In October 2011, she appeared on BBC Radio 4's The Museum of Curiosity. Her hypothetical donation to this fictional museum was a tank full of seahorses. In 2013, she spoke at a TEDx event, TEDxLSE, at the London School of Economics. In April 2018, Scales was a judge for the UK finals of the FameLab competition. In 2021, she was a guest on the BBC Radio 4 programme The Life Scientific.
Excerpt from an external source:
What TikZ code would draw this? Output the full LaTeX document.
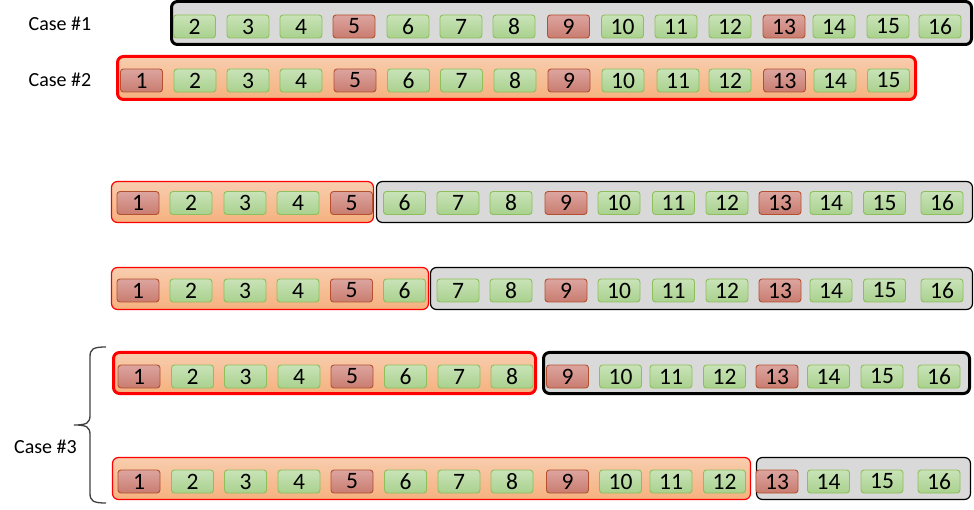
\documentclass[tikz,border=0pt]{standalone}
\usepackage{fontspec}
\setmainfont{Carlito}
\definecolor{gtop}{HTML}{C9E3B8}
\definecolor{gbot}{HTML}{A9D18E}
\definecolor{gline}{HTML}{8DC05A}
\definecolor{rtop}{HTML}{DCA59F}
\definecolor{rbot}{HTML}{C97C70}
\definecolor{rline}{HTML}{B5502F}
\definecolor{otop}{HTML}{F8CDAE}
\definecolor{obot}{HTML}{F5B17F}
\definecolor{grayfill}{HTML}{D9D9D9}
\definecolor{bracecol}{HTML}{404040}
\begin{document}
\begin{tikzpicture}[x=1pt,y=-1pt,
  cell/.style={rounded corners=3pt, minimum width=42pt, minimum height=23pt, inner sep=0pt,
    line width=0.9pt, font=\fontsize{23.5}{26}\selectfont},
  cellg/.style={cell, top color=gtop, bottom color=gbot, draw=gline},
  cellr/.style={cell, top color=rtop, bottom color=rbot, draw=rline},
  box/.style={rounded corners=6pt, inner sep=0pt},
  obox/.style={box, top color=otop, bottom color=obot, draw=red, line width=1.2pt},
  oboxthick/.style={obox, line width=3pt},
  gbox/.style={box, fill=grayfill, draw=black, line width=1.2pt},
  gboxthick/.style={gbox, line width=3pt},
  lbl/.style={font=\fontsize{20}{24}\selectfont, inner sep=0pt}
]
\useasboundingbox (0,0) rectangle (974,510);

% labels
\node[lbl] (case1) at (60,24) {Case \#1};
\node[lbl] (case2) at (60,80) {Case \#2};
\node[lbl] (case3) at (45.5,447) {Case \#3};

% Row 1
\node[gboxthick, minimum width=800pt, minimum height=43pt] (r1b) at (571.5,23) {};
\foreach \x/\n/\s in {194.5/2/g,248/3/g,301/4/g,354/5/r,408/6/g,461/7/g,514/8/g,568.5/9/r,622.5/10/g,676/11/g,730/12/g,784/13/r,834/14/g,888/15/g,940/16/g}
  \node[cell\s] (r1c\n) at (\x,26.5) {\n};

% Row 2
\node[oboxthick, minimum width=798pt, minimum height=43pt] (r2a) at (516.5,78) {};
\foreach \x/\n/\s in {141.5/1/r,195/2/g,248/3/g,301/4/g,355/5/r,408.5/6/g,461.5/7/g,515/8/g,569/9/r,623/10/g,678/11/g,730/12/g,784.5/13/r,835/14/g,888.5/15/g}
  \node[cell\s] (r2c\n) at (\x,80.5) {\n};

% Row 3
\node[obox, minimum width=262pt, minimum height=41pt] (r3a) at (242.5,202) {};
\node[gbox, minimum width=596pt, minimum height=41pt] (r3b) at (674.5,202) {};
\foreach \x/\n/\s in {138/1/r,191/2/g,245/3/g,298/4/g,351.5/5/r,404.5/6/g,458/7/g,511/8/g,566/9/r,619/10/g,673.5/11/g,727/12/g,780/13/r,831/14/g,884.5/15/g,942/16/g}
  \node[cell\s] (r3c\n) at (\x,203) {\n};

% Row 4
\node[obox, minimum width=317pt, minimum height=42pt] (r4a) at (270,288.5) {};
\node[gbox, minimum width=542pt, minimum height=42pt] (r4b) at (701.5,288.5) {};
\foreach \x/\n/\s in {138/1/r,191/2/g,245/3/g,298/4/g,351.5/5/r,404.5/6/g,458/7/g,511/8/g,566/9/r,619/10/g,673.5/11/g,727/12/g,780/13/r,831/14/g,884.5/15/g,942/16/g}
  \node[cell\s] (r4c\n) at (\x,290.5) {\n};

% Row 5
\node[oboxthick, minimum width=422pt, minimum height=41pt] (r5a) at (324.5,373) {};
\node[gboxthick, minimum width=426pt, minimum height=41pt] (r5b) at (756.5,373) {};
\foreach \x/\n/\s in {139/1/r,192.5/2/g,245.5/3/g,299/4/g,352/5/r,405.5/6/g,459/7/g,512/8/g,567.5/9/r,620.5/10/g,671/11/g,724.5/12/g,777/13/r,828.5/14/g,882/15/g,939/16/g}
  \node[cell\s] (r5c\n) at (\x,376.5) {\n};

% Row 6
\node[obox, minimum width=638pt, minimum height=42pt] (r6a) at (431.5,478.5) {};
\node[gbox, minimum width=214pt, minimum height=42pt] (r6b) at (863.5,478.5) {};
\foreach \x/\n/\s in {139/1/r,192.5/2/g,245.5/3/g,299/4/g,352/5/r,405.5/6/g,459/7/g,512/8/g,567.5/9/r,620.5/10/g,671/11/g,724.5/12/g,777/13/r,828.5/14/g,882/15/g,939/16/g}
  \node[cell\s] (r6c\n) at (\x,481.5) {\n};

% Brace
\draw[bracecol, line width=1.3pt]
  (106,347) .. controls (93,347) and (90,349) .. (90,357) -- (90,415)
  .. controls (90,423) and (87,425) .. (74,425)
  .. controls (87,425) and (90,427) .. (90,435) -- (90,493)
  .. controls (90,501) and (93,503) .. (106,503);
\end{tikzpicture}
\end{document}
Her 2024 book What the Wild Sea Can Be: The Future of the World's Ocean was shortlisted for the 2025 Women's Prize for Non-Fiction.

==Selected publications==
Scales is the author or co-author of scientific publications and book chapters as well as popular science books and magazine articles. These include:

- With Andrew Balmford and Andrea Manica (2007), "Impacts of the live reef fish trade on populations of coral reef fish off northern Borneo", Proceedings of the Royal Society B, 274, 989–994.
- Poseidon's Steed: The Story of Seahorses, from Myth to Reality. 2009, Gotham Books, ISBN 9781592404742.
- The Underwater Museum: the submerged sculptures of Jason deCaires Taylor / essays by Carlo McCormick and Helen Scales. 2014, Chronicle Books, ISBN 9781452118871.
- Spirals in Time: The Secret Life and Curious Afterlife of Seashells. 2015, Bloomsbury Sigma, ISBN 978-1472911360.
- Eye of the Shoal: A Fishwatcher's Guide to Life, the Ocean and Everything. 2018, Bloomsbury Sigma, ISBN 978-1472936837.
- "Octopuses" (2019)
- "The Brilliant Abyss" (2021)
- Scientists in the Wild Galápagos, 2023, Flying Eye Books, ISBN 9781838748593.
- What the Wild Sea Can Be: The Future of the World's Ocean. 2024. Atlantic Monthy, ISBN 9780802162991.